Husske v. Commonwealth
In Husske v. Commonwealth, 252 Va. 203, 211-12, 476 S.E.2d 920, 925 (1996), the defendant was charged with breaking and entering with intent to commit rape, forcible sodomy, rape, and robbery.
At trial, the defendant requested the trial court to appoint an expert to help him challenge the Commonwealth's DNA evidence.
The trial court denied the defendant's request. See id. at 208, 476 S.E.2d at 923. On appeal, the Virginia Supreme Court affirmed and held that:
an indigent defendant who seeks the appointment of an expert, at the Commonwealth's expense, must show a particularized need for such services and that he will be prejudiced by the lack of expert assistance.
The defendant failed to meet these requirements.
At best, the defendant asserted, inter alia, that DNA evidence is 'of a highly technical nature;' he thought it was difficult for a lawyer to challenge DNA evidence without expert assistance; and he had concerns about the use of DNA evidence because 'the Division of Forensic Science was no longer conducting paternity testing in criminal cases.'
The defendant's generalized statements in his motions simply fail to show a particularized need.
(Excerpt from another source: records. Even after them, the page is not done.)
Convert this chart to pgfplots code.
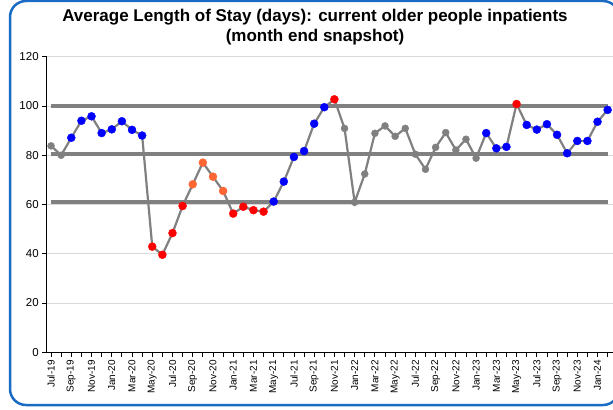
\documentclass[border=0pt]{standalone}
\usepackage{fontspec}
\setmainfont{Liberation Sans}
\usepackage{pgfplots}
\usepackage{pgfplotstable}
\pgfplotsset{compat=1.18}
\definecolor{FrameBlue}{HTML}{1A6BC4}
\definecolor{LineGray}{HTML}{808080}
\definecolor{GridGray}{HTML}{D9D9D9}
\definecolor{PtBlue}{HTML}{0000FF}
\definecolor{PtRed}{HTML}{FF0000}
\definecolor{PtOrange}{HTML}{FF6633}

% month index, average length of stay, point class
\pgfplotstableread{
x y c
0 83.8 g
1 80.0 g
2 87.1 b
3 94.0 b
4 95.8 b
5 89.0 b
6 90.5 b
7 93.8 b
8 90.3 b
9 88.0 b
10 42.9 r
11 39.6 r
12 48.4 r
13 59.4 r
14 68.2 o
15 77.0 o
16 71.3 o
17 65.5 o
18 56.3 r
19 59.1 r
20 57.7 r
21 57.1 r
22 61.2 b
23 69.3 b
24 79.3 b
25 81.7 b
26 92.8 b
27 99.5 b
28 102.7 r
29 90.9 g
30 60.9 g
31 72.4 g
32 88.9 g
33 91.9 g
34 87.7 g
35 90.9 g
36 80.4 g
37 74.3 g
38 83.2 g
39 89.2 g
40 82.1 g
41 86.5 g
42 78.8 g
43 89.0 b
44 82.8 b
45 83.4 b
46 100.8 r
47 92.3 b
48 90.4 b
49 92.6 b
50 88.3 b
51 80.8 b
52 85.8 b
53 85.8 b
54 93.6 b
55 98.4 b
}\losdata

\begin{document}
\begin{tikzpicture}[x=1bp,y=1bp]
\useasboundingbox (0,0) rectangle (613,409);
\draw[FrameBlue,line width=2.5bp,rounded corners=16bp] (10,4) rectangle (619,408);
\node[align=center,font=\fontsize{17bp}{20.5bp}\selectfont\bfseries] at (315,382)
  {Average Length of Stay (days): current older people inpatients\\(month end snapshot)};
\begin{axis}[
    at={(46.7bp,56.7bp)},
    anchor=south west,
    scale only axis,
    width=566bp,
    height=295.6bp,
    xmin=-0.43, xmax=55.5,
    ymin=0, ymax=120,
    axis x line*=bottom,
    axis y line*=left,
    axis line style={-,black,line width=0.8bp},
    xtick={0,2,...,54},
    minor xtick={1,3,...,55},
    xticklabels={Jul-19,Sep-19,Nov-19,Jan-20,Mar-20,May-20,Jul-20,Sep-20,Nov-20,
        Jan-21,Mar-21,May-21,Jul-21,Sep-21,Nov-21,Jan-22,Mar-22,May-22,Jul-22,
        Sep-22,Nov-22,Jan-23,Mar-23,May-23,Jul-23,Sep-23,Nov-23,Jan-24},
    ytick={0,20,...,120},
    tick align=outside,
    major tick length=4.5bp,
    minor tick length=4.5bp,
    tick style={black,line width=0.8bp},
    x tick label style={rotate=90,anchor=east,font=\fontsize{10bp}{12bp}\selectfont},
    y tick label style={font=\fontsize{11.5bp}{13bp}\selectfont},
    /pgf/number format/assume math mode=true,
    ymajorgrids=true,
    grid style={GridGray,line width=0.8bp},
    clip=false,
]
% control limits
\addplot[LineGray,line width=4bp] coordinates {(0,100) (55,100)};
\addplot[LineGray,line width=4bp] coordinates {(0,80.4) (55,80.4)};
\addplot[LineGray,line width=4bp] coordinates {(0,60.9) (55,60.9)};
% run line
\addplot[LineGray,line width=2.2bp,no marks] table[x=x,y=y] {\losdata};
\addplot[
    scatter,only marks,
    scatter src=explicit symbolic,
    scatter/classes={
        g={mark=*,mark size=3.5bp,LineGray,draw=LineGray,fill=LineGray},
        b={mark=*,mark size=4bp,PtBlue,draw=PtBlue,fill=PtBlue},
        r={mark=*,mark size=4bp,PtRed,draw=PtRed,fill=PtRed},
        o={mark=*,mark size=4bp,PtOrange,draw=PtOrange,fill=PtOrange}},
] table[x=x,y=y,meta=c] {\losdata};
\end{axis}
\end{tikzpicture}
\end{document}
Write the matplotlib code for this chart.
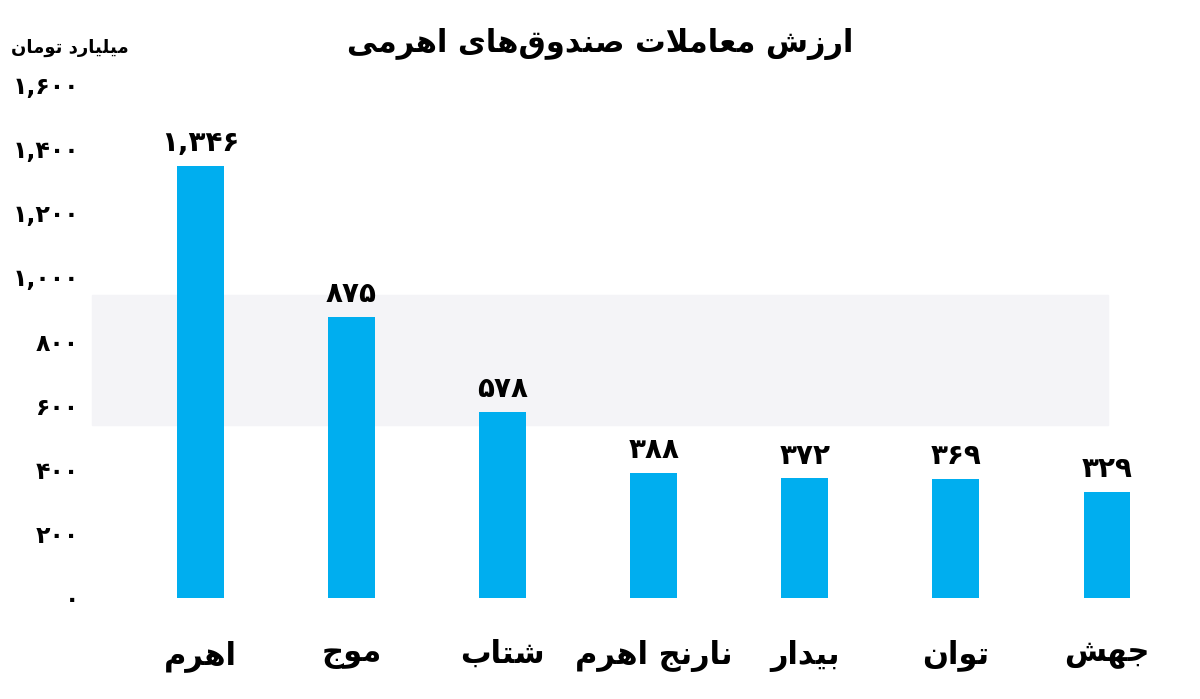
import matplotlib.pyplot as plt

# minimal Persian shaping (matplotlib has no RTL/joining support)
FORMS = {
    'ا': (0xFE8D, 0xFE8E, None, None), 'ب': (0xFE8F, 0xFE90, 0xFE91, 0xFE92),
    'ت': (0xFE95, 0xFE96, 0xFE97, 0xFE98), 'ج': (0xFE9D, 0xFE9E, 0xFE9F, 0xFEA0),
    'د': (0xFEA9, 0xFEAA, None, None), 'ر': (0xFEAD, 0xFEAE, None, None),
    'ز': (0xFEAF, 0xFEB0, None, None), 'ش': (0xFEB5, 0xFEB6, 0xFEB7, 0xFEB8),
    'ص': (0xFEB9, 0xFEBA, 0xFEBB, 0xFEBC), 'ع': (0xFEC9, 0xFECA, 0xFECB, 0xFECC),
    'ق': (0xFED5, 0xFED6, 0xFED7, 0xFED8), 'ل': (0xFEDD, 0xFEDE, 0xFEDF, 0xFEE0),
    'م': (0xFEE1, 0xFEE2, 0xFEE3, 0xFEE4), 'ن': (0xFEE5, 0xFEE6, 0xFEE7, 0xFEE8),
    'ه': (0xFEE9, 0xFEEA, 0xFEEB, 0xFEEC), 'و': (0xFEED, 0xFEEE, None, None),
    'ی': (0xFBFC, 0xFBFD, 0xFBFE, 0xFBFF),
}


def shape(text):
    text = text.replace('لا', '\uFFFF')
    out = []
    chars = list(text)
    for i, c in enumerate(chars):
        if c == '\uFFFF':
            prev = chars[i - 1] if i > 0 else ''
            joined = prev in FORMS and FORMS[prev][2] is not None
            out.append(chr(0xFEFC if joined else 0xFEFB))
            continue
        if c not in FORMS:
            if c != '\u200c':
                out.append(c)
            continue
        prev = chars[i - 1] if i > 0 else ''
        nxt = chars[i + 1] if i + 1 < len(chars) else ''
        jp = prev in FORMS and FORMS[prev][2] is not None
        jn = (nxt in FORMS or nxt == '\uFFFF') and FORMS[c][2] is not None
        iso, fin, ini, med = FORMS[c]
        if jp and jn:
            out.append(chr(med))
        elif jp:
            out.append(chr(fin))
        elif jn:
            out.append(chr(ini))
        else:
            out.append(chr(iso))
    return ''.join(reversed(out))


def fa_num(n):
    s = f'{n:,}'
    return s.translate(str.maketrans('0123456789', '۰۱۲۳۴۵۶۷۸۹'))


categories = ['اهرم', 'موج', 'شتاب', 'نارنج اهرم', 'بیدار', 'توان', 'جهش']
values = [1346, 875, 578, 388, 372, 369, 329]
yticks = [0, 200, 400, 600, 800, 1000, 1200, 1400, 1600]
title = 'ارزش معاملات صندوق‌های اهرمی'
unit = 'میلیارد تومان'

plt.rcParams['font.family'] = ['DejaVu Sans']
fig = plt.figure(figsize=(12, 6.99), dpi=100)
ax = fig.add_axes([0.075, 0.1445, 0.879, 0.7353])

x = range(len(categories))
ax.axhspan(538, 943, xmin=0.002, xmax=0.965, color='#f4f4f7', zorder=0)
ax.bar(x, values, width=0.31, color='#00AEEF', zorder=2)
for i, v in zip(x, values):
    ax.text(i, v + 28, fa_num(v), ha='center', va='bottom', fontsize=20, fontweight='bold')

ax.set_xlim(-0.73, 6.25)
ax.set_ylim(0, 1600)
ax.set_yticks(yticks)
ax.set_yticklabels([fa_num(t) for t in yticks], fontsize=17, fontweight='bold')
ax.set_xticks(list(x))
ax.set_xticklabels([shape(c) for c in categories], fontsize=22, fontweight='bold')
ax.tick_params(length=0)
ax.tick_params(axis='x', pad=30)
ax.tick_params(axis='y', pad=8)
for s in ax.spines.values():
    s.set_visible(False)

fig.text(0.5, 0.937, shape(title), ha='center', va='center', fontsize=22, fontweight='bold')
fig.text(0.058, 0.931, shape(unit), ha='center', va='center', fontsize=13, fontweight='bold')

fig.savefig('out.png', dpi=100)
Husske, 252 Va. at 213, 476 S.E.2d at 926.
In Husske, the Court "held that an indigent defendant who seeks the appointment of an expert witness . . . must demonstrate that the subject which necessitates the assistance of the expert is 'likely to be a significant factor in his defense' and that he will be prejudiced by the lack of expert assistance." Id.
Denying Husske's request, the Court ruled:
(1) that his counsel only made "generalized" statements about his need;
(2) that he could make no showing of prejudice "because . . . he confessed to the crimes" in great detail. Id. at 213, 476 S.E.2d at 926.